Büyük ekonomik oyunda Türkiye’yi konumlandırma mücadelesi
Dış ilişkiler ile ekonomi birbirinden ayrılmaz iki konu. Örneğin Merkel’in vize serbestisi ve mülteciler konusundaki yapıcı rolü, Türkiye’yi AB’de görmeye bayıldığından değil. Unutmayalım...

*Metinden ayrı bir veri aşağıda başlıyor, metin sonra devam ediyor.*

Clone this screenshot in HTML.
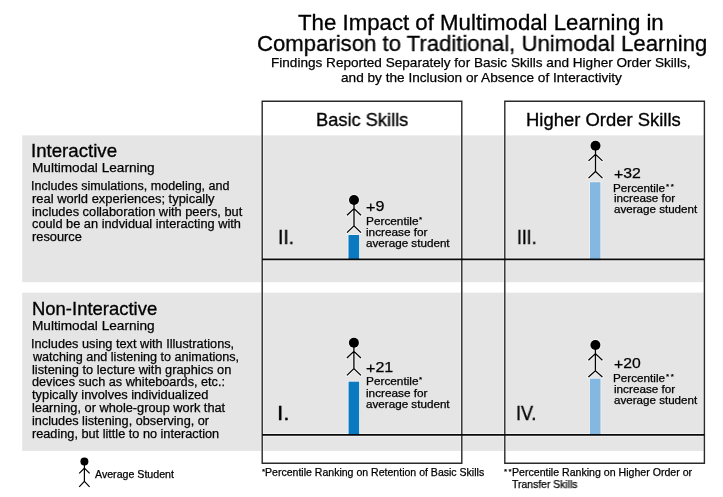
<!DOCTYPE html>
<html><head><meta charset="utf-8"><title>The Impact of Multimodal Learning</title>
<style>
html,body{margin:0;padding:0;background:#fff;}
body{width:723px;height:497px;position:relative;overflow:hidden;font-family:"Liberation Sans",Arial,sans-serif;}
.t{position:absolute;white-space:nowrap;line-height:1;transform-origin:0 0;will-change:transform;-webkit-text-stroke:0.25px currentColor;}
</style></head><body>
<svg width="723" height="497" style="position:absolute;left:0;top:0"><defs><clipPath id="cb"><rect x="22.2" y="135.4" width="681.5" height="146.8"/><rect x="22.2" y="292.6" width="681.5" height="158.3"/></clipPath></defs><rect x="22.2" y="135.4" width="681.5" height="146.8" fill="#e5e5e5"/><rect x="22.2" y="292.6" width="681.5" height="158.3" fill="#e5e5e5"/><g fill="none" stroke="#f3f3f3" clip-path="url(#cb)"><path d="M262.2 463.3 V101.2 H461.8 V463.3 Z" stroke-width="3.0"/><path d="M504.8 463.3 V101.2 H704.4 V463.3 Z" stroke-width="3.0"/><path d="M262.2 259.4 H704.4" stroke-width="3.6"/><path d="M262.2 434.9 H704.4" stroke-width="3.6"/></g><rect x="347.7" y="234.2" width="12.2" height="25" fill="#eef3f7"/><rect x="589.2" y="181.4" width="12.0" height="78" fill="#eef3f7"/><rect x="347.8" y="380.9" width="12.1" height="53.3" fill="#eef3f7"/><rect x="589.1" y="377.9" width="12.2" height="56.5" fill="#eef3f7"/><rect x="348.5" y="235" width="10.6" height="25" fill="#0b79bf"/><rect x="590" y="182.2" width="10.4" height="78" fill="#84b8e0"/><rect x="348.6" y="381.7" width="10.5" height="53.3" fill="#0b79bf"/><rect x="589.9" y="378.7" width="10.6" height="56.5" fill="#84b8e0"/><g fill="none" stroke="#2a2a2a" stroke-width="1.4"><path d="M262.2 463.3 V101.2 H461.8 V463.3 Z"/><path d="M504.8 463.3 V101.2 H704.4 V463.3 Z"/></g><g fill="none" stroke="#0a0a0a" stroke-width="1.8"><path d="M262.2 259.4 H704.4"/><path d="M262.2 434.9 H704.4"/></g><circle cx="354" cy="200" r="5.9" fill="#f4f4f4"/><path d="M354 200 V225.8 M347 215.2 L354 208.6 L361 215.2 M347 232.6 L354 225.8 L361 232.6" stroke="#f4f4f4" stroke-width="2.9" fill="none" stroke-linecap="round"/><circle cx="354" cy="200" r="5" fill="#000"/><path d="M354 200 V225.8 M347 215.2 L354 208.6 L361 215.2 M347 232.6 L354 225.8 L361 232.6" stroke="#000" stroke-width="1.3" fill="none"/><circle cx="595.5" cy="145.7" r="5.9" fill="#f4f4f4"/><path d="M595.5 145.7 V171.5 M588.5 160.9 L595.5 154.3 L602.5 160.9 M588.5 178.1 L595.5 171.5 L602.5 178.1" stroke="#f4f4f4" stroke-width="2.9" fill="none" stroke-linecap="round"/><circle cx="595.5" cy="145.7" r="5" fill="#000"/><path d="M595.5 145.7 V171.5 M588.5 160.9 L595.5 154.3 L602.5 160.9 M588.5 178.1 L595.5 171.5 L602.5 178.1" stroke="#000" stroke-width="1.3" fill="none"/><circle cx="353.9" cy="342.8" r="5.9" fill="#f4f4f4"/><path d="M353.9 342.8 V368.6 M346.9 358 L353.9 351.4 L360.9 358 M346.9 375.4 L353.9 368.6 L360.9 375.4" stroke="#f4f4f4" stroke-width="2.9" fill="none" stroke-linecap="round"/><circle cx="353.9" cy="342.8" r="5" fill="#000"/><path d="M353.9 342.8 V368.6 M346.9 358 L353.9 351.4 L360.9 358 M346.9 375.4 L353.9 368.6 L360.9 375.4" stroke="#000" stroke-width="1.3" fill="none"/><circle cx="595.4" cy="345" r="5.9" fill="#f4f4f4"/><path d="M595.4 345 V370.8 M588.4 360.2 L595.4 353.6 L602.4 360.2 M588.4 376.9 L595.4 370.8 L602.4 376.9" stroke="#f4f4f4" stroke-width="2.9" fill="none" stroke-linecap="round"/><circle cx="595.4" cy="345" r="5" fill="#000"/><path d="M595.4 345 V370.8 M588.4 360.2 L595.4 353.6 L602.4 360.2 M588.4 376.9 L595.4 370.8 L602.4 376.9" stroke="#000" stroke-width="1.3" fill="none"/><circle cx="84.4" cy="461.5" r="4" fill="#000"/><path d="M84.4 461.5 V481.4 M79.2 473.3 L84.4 468.1 L89.6 473.3 M79.2 486.8 L84.4 481.4 L89.6 486.8" stroke="#000" stroke-width="1.2" fill="none"/></svg>
<div class="t" style="left:297.50px;top:11.91px;font-size:22.20px;transform:scaleX(1.0019);color:#000;-webkit-text-stroke-width:0.32px;">The Impact of Multimodal Learning in</div>
<div class="t" style="left:256.58px;top:32.51px;font-size:22.20px;transform:scaleX(0.9975);color:#000;-webkit-text-stroke-width:0.32px;">Comparison to Traditional, Unimodal Learning</div>
<div class="t" style="left:271.49px;top:56.14px;font-size:13.30px;transform:scaleX(1.0208);color:#000;">Findings Reported Separately for Basic Skills and Higher Order Skills,</div>
<div class="t" style="left:341.32px;top:70.84px;font-size:13.30px;transform:scaleX(1.0243);color:#000;">and by the Inclusion or Absence of Interactivity</div>
<div class="t" style="left:316.40px;top:110.72px;font-size:18.40px;transform:scaleX(0.9926);color:#000;-webkit-text-stroke-width:0.32px;">Basic Skills</div>
<div class="t" style="left:526.29px;top:110.72px;font-size:18.40px;transform:scaleX(1.0025);color:#000;-webkit-text-stroke-width:0.32px;">Higher Order Skills</div>
<div class="t" style="left:31.38px;top:143.43px;font-size:17.80px;transform:scaleX(1.0492);color:#000;-webkit-text-stroke-width:0.32px;">Interactive</div>
<div class="t" style="left:31.78px;top:160.64px;font-size:13.30px;transform:scaleX(1.0245);color:#000;">Multimodal Learning</div>
<div class="t" style="left:31.44px;top:180.22px;font-size:12.50px;transform:scaleX(1.0022);color:#000;">Includes simulations, modeling, and</div>
<div class="t" style="left:31.74px;top:193.12px;font-size:12.50px;transform:scaleX(1.0347);color:#000;">real world experiences; typically</div>
<div class="t" style="left:31.74px;top:206.02px;font-size:12.50px;transform:scaleX(1.0257);color:#000;">includes collaboration with peers, but</div>
<div class="t" style="left:32.06px;top:217.92px;font-size:12.50px;transform:scaleX(1.0224);color:#000;">could be an indvidual interacting with</div>
<div class="t" style="left:31.75px;top:230.82px;font-size:12.50px;transform:scaleX(1.0265);color:#000;">resource</div>
<div class="t" style="left:31.58px;top:300.63px;font-size:17.80px;transform:scaleX(1.0384);color:#000;-webkit-text-stroke-width:0.32px;">Non-Interactive</div>
<div class="t" style="left:31.78px;top:318.54px;font-size:13.30px;transform:scaleX(1.0245);color:#000;">Multimodal Learning</div>
<div class="t" style="left:31.42px;top:338.22px;font-size:12.50px;transform:scaleX(1.0186);color:#000;">Includes using text with Illustrations,</div>
<div class="t" style="left:32.62px;top:351.09px;font-size:12.50px;transform:scaleX(1.0084);color:#000;">watching and listening to animations,</div>
<div class="t" style="left:31.74px;top:363.96px;font-size:12.50px;transform:scaleX(1.0244);color:#000;">listening to lecture with graphics on</div>
<div class="t" style="left:32.07px;top:375.83px;font-size:12.50px;transform:scaleX(1.0137);color:#000;">devices such as whiteboards, etc.:</div>
<div class="t" style="left:32.41px;top:388.70px;font-size:12.50px;transform:scaleX(1.0280);color:#000;">typically involves individualized</div>
<div class="t" style="left:31.74px;top:401.57px;font-size:12.50px;transform:scaleX(1.0220);color:#000;">learning, or whole-group work that</div>
<div class="t" style="left:31.75px;top:415.44px;font-size:12.50px;transform:scaleX(1.0152);color:#000;">includes listening, observing, or</div>
<div class="t" style="left:31.76px;top:428.31px;font-size:12.50px;transform:scaleX(1.0164);color:#000;">reading, but little to no interaction</div>
<div class="t" style="left:277.81px;top:227.47px;font-size:20.00px;transform:scaleX(0.9694);color:#000;-webkit-text-stroke-width:0.32px;">II.</div>
<div class="t" style="left:516.78px;top:227.37px;font-size:20.00px;transform:scaleX(0.8785);color:#000;-webkit-text-stroke-width:0.32px;">III.</div>
<div class="t" style="left:277.22px;top:403.07px;font-size:20.00px;transform:scaleX(1.1288);color:#000;-webkit-text-stroke-width:0.32px;">I.</div>
<div class="t" style="left:516.13px;top:403.07px;font-size:20.00px;transform:scaleX(0.9047);color:#000;-webkit-text-stroke-width:0.32px;">IV.</div>
<div class="t" style="left:366.01px;top:198.98px;font-size:14.20px;transform:scaleX(1.1333);color:#000;"><span style="position:relative;top:0.8px">+</span>9</div>
<div class="t" style="left:365.83px;top:217.40px;font-size:10.40px;transform:scaleX(1.1373);color:#000;">Percentile</div>
<div class="t" style="left:419.04px;top:216.03px;font-size:8.00px;letter-spacing:1.688px;color:#000;">*</div>
<div class="t" style="left:366.01px;top:228.30px;font-size:10.40px;transform:scaleX(1.1334);color:#000;">increase for</div>
<div class="t" style="left:366.30px;top:239.20px;font-size:10.40px;transform:scaleX(1.1219);color:#000;">average student</div>
<div class="t" style="left:613.53px;top:166.48px;font-size:14.20px;transform:scaleX(1.1155);color:#000;"><span style="position:relative;top:0.8px">+</span>32</div>
<div class="t" style="left:613.34px;top:183.90px;font-size:10.40px;transform:scaleX(1.1262);color:#000;">Percentile</div>
<div class="t" style="left:666.04px;top:182.63px;font-size:8.00px;letter-spacing:1.688px;color:#000;">**</div>
<div class="t" style="left:613.52px;top:193.70px;font-size:10.40px;transform:scaleX(1.1278);color:#000;">increase for</div>
<div class="t" style="left:613.81px;top:204.60px;font-size:10.40px;transform:scaleX(1.1165);color:#000;">average student</div>
<div class="t" style="left:366.02px;top:359.58px;font-size:14.20px;transform:scaleX(1.1321);color:#000;"><span style="position:relative;top:0.8px">+</span>21</div>
<div class="t" style="left:365.83px;top:376.60px;font-size:10.40px;transform:scaleX(1.1373);color:#000;">Percentile</div>
<div class="t" style="left:419.04px;top:376.23px;font-size:8.00px;letter-spacing:1.688px;color:#000;">*</div>
<div class="t" style="left:366.01px;top:388.90px;font-size:10.40px;transform:scaleX(1.1334);color:#000;">increase for</div>
<div class="t" style="left:366.30px;top:400.20px;font-size:10.40px;transform:scaleX(1.1219);color:#000;">average student</div>
<div class="t" style="left:613.53px;top:355.98px;font-size:14.20px;transform:scaleX(1.1077);color:#000;"><span style="position:relative;top:0.8px">+</span>20</div>
<div class="t" style="left:613.34px;top:374.00px;font-size:10.40px;transform:scaleX(1.1262);color:#000;">Percentile</div>
<div class="t" style="left:666.04px;top:372.73px;font-size:8.00px;letter-spacing:1.688px;color:#000;">**</div>
<div class="t" style="left:613.52px;top:385.10px;font-size:10.40px;transform:scaleX(1.1278);color:#000;">increase for</div>
<div class="t" style="left:613.81px;top:396.10px;font-size:10.40px;transform:scaleX(1.1165);color:#000;">average student</div>
<div class="t" style="left:94.58px;top:470.40px;font-size:10.40px;transform:scaleX(1.0222);color:#000;">Average Student</div>
<div class="t" style="left:261.84px;top:467.73px;font-size:8.00px;letter-spacing:1.688px;color:#000;">*</div>
<div class="t" style="left:265.24px;top:467.01px;font-size:10.50px;transform:scaleX(1.0040);color:#000;">Percentile Ranking on Retention of Basic Skills</div>
<div class="t" style="left:504.44px;top:467.73px;font-size:8.00px;letter-spacing:1.488px;color:#000;">**</div>
<div class="t" style="left:512.13px;top:466.51px;font-size:10.50px;transform:scaleX(1.0087);color:#000;">Percentile Ranking on Higher Order or</div>
<div class="t" style="left:512.07px;top:479.21px;font-size:10.50px;transform:scaleX(0.9909);color:#000;">Transfer Skills</div>
</body></html>
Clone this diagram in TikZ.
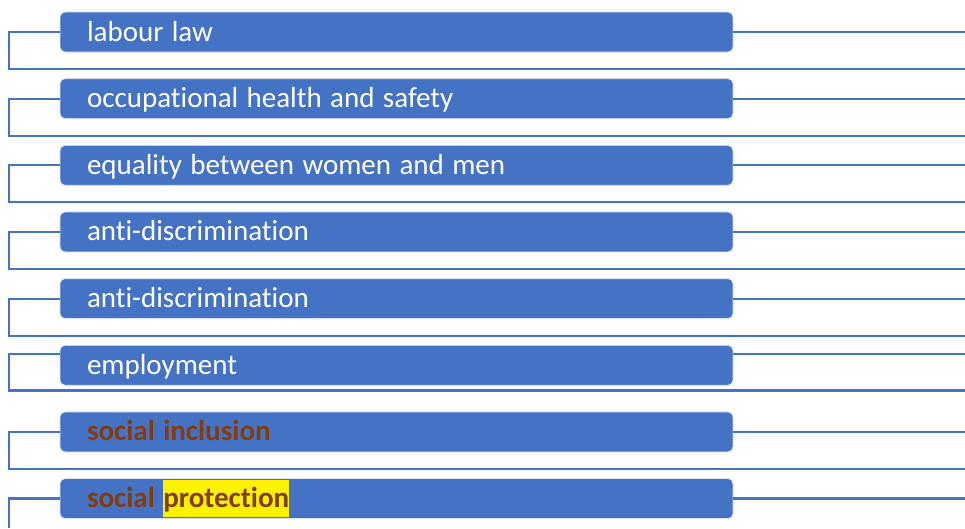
\documentclass[tikz,border=0pt]{standalone}
\usepackage{fontspec}
\setmainfont{Carlito}[Ligatures={NoCommon,NoRequired,NoContextual}]
\definecolor{officeblue}{HTML}{4472C4}
\definecolor{rust}{HTML}{843C0C}
\tikzset{
    topic/.style={rectangle, rounded corners=5pt, fill=officeblue, draw=white!80!officeblue, line width=0.8pt,
        minimum width=673pt, minimum height=40pt, inner xsep=27pt, inner ysep=0pt, text width=619pt, align=left,
        text height=22pt, text depth=4pt, text=white, font=\fontsize{29pt}{31pt}\selectfont,
        execute at begin node={\spaceskip=0.29em\xspaceskip=0.29em\relax}},
    link/.style={draw=officeblue, line width=2.2pt},
}
\setlength{\fboxsep}{0pt}
\begin{document}
\begin{tikzpicture}[x=1pt, y=-1pt]
    \useasboundingbox (0,0) rectangle (965,528);
    \coordinate (edge) at (965,0);

    \node[topic] (b1) at (396.5,32) {labour law};
    \node[topic, yshift=-66.65pt] (b2) at (b1) {occupational health and safety};
    \node[topic, yshift=-66.65pt] (b3) at (b2) {equality between women and men};
    \node[topic, yshift=-66.65pt] (b4) at (b3) {anti-discrimination};
    \node[topic, yshift=-66.65pt] (b5) at (b4) {anti-discrimination};
    \node[topic, yshift=-66.65pt] (b6) at (b5) {employment};
    \node[topic, yshift=-66.65pt] (b7) at (b6) {\textcolor{rust}{\bfseries social inclusion}};
    \node[topic, yshift=-66.65pt] (b8) at (b7) {\textcolor{rust}{\bfseries social \colorbox{yellow}{\rule[-9pt]{0pt}{37pt}protection}}};

    % bottom rails
    \coordinate (c1) at (9,69);    \coordinate (d1) at (965,69);
    \coordinate (c2) at (9,136);   \coordinate (d2) at (965,136);
    \coordinate (c3) at (9,202);   \coordinate (d3) at (965,202);
    \coordinate (c4) at (9,269);   \coordinate (d4) at (965,269);
    \coordinate (c5) at (9,336);   \coordinate (d5) at (965,336);
    \coordinate (c6) at (9,390.5); \coordinate (d6) at (965,390.5);
    \coordinate (c7) at (9,469);   \coordinate (d7) at (965,469);
    \coordinate (c8) at (9,528);

    \draw[link] (b1.west) -| (c1) -- (d1);
    \draw[link] (b2.west) -| (c2) -- (d2);
    \draw[link] (b3.west) -| (c3) -- (d3);
    \draw[link] (b4.west) -| (c4) -- (d4);
    \draw[link] (b5.west) -| (c5) -- (d5);
    \draw[link] ([yshift=11.5pt]b6.west) -| (c6) -- (d6);
    \draw[link] (b7.west) -| (c7) -- (d7);
    \draw[link] (b8.west) -| (c8);

    \draw[link] (b1.east) -- (b1.east -| edge);
    \draw[link] (b2.east) -- (b2.east -| edge);
    \draw[link] (b3.east) -- (b3.east -| edge);
    \draw[link] (b4.east) -- (b4.east -| edge);
    \draw[link] (b5.east) -- (b5.east -| edge);
    \draw[link] ([yshift=11.5pt]b6.east) -- ([yshift=11.5pt]b6.east -| edge);
    \draw[link] (b7.east) -- (b7.east -| edge);
    \draw[link] (b8.east) -- (b8.east -| edge);
\end{tikzpicture}
\end{document}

Dış ilişkiler ile ekonomi birbirinden ayrılmaz iki konu. Örneğin Merkel’in vize serbestisi ve mülteciler konusundaki yapıcı rolü, Türkiye’yi AB’de görmeye bayıldığından değil. Unutmayalım, Türkiye’nin AB’ye üye değil, ayrıcalıklı ortak olmasını öneren onun partisiydi. Ama bugün koşullar değişti ve Avrupa’nın en zengin ülkesi Almanya, gücünü kaybetmemek için yeni açılımlara ihtiyaç duyuyor. Tüm devletler için yeni açılım denen şey, aslında tarihsel olarak en eski politikalara karşılık geliyor. Bunlar, enerji kaynakları, enerji yolları, geniş pazarlar, ticaret ve yatırım olanakları ve bu alanları denetlemeye yarayacak stratejik bölgelerle ilgili. Mesela, Merkel’in Ukrayna nedeniyle Rusya kapısı daralınca, mülteci akını olunca ve Akdeniz-Hazar havzasında tek başına faaliyette bulunma imkanları daralınca, “açılımlarını” yeniden Türkiye üzerinden yapmaya karar vermiş gibi gözüküyor. Dolayısıyla Merkel’in Türkiye merakının nedeni, gayet rasyonel. Öte yandan bu politikayı sabote etmeye yönelik bir eğilim de var. Soykırım baskısı Merkel Türkiye-Almanya ilişkilerini geliştirmeye uğraşırken, Almanya Parlamentosu Türkiye’nin ne tepki vereceğinin en belli olduğu konuda, Ermeni soykırımı konusunda adım atıyor. Bu, Türkiye-Almanya ilişkilerinin zarar görmesini istemek anlamına gelir; demek ki bu ilişkiden rahatsız olanlar var.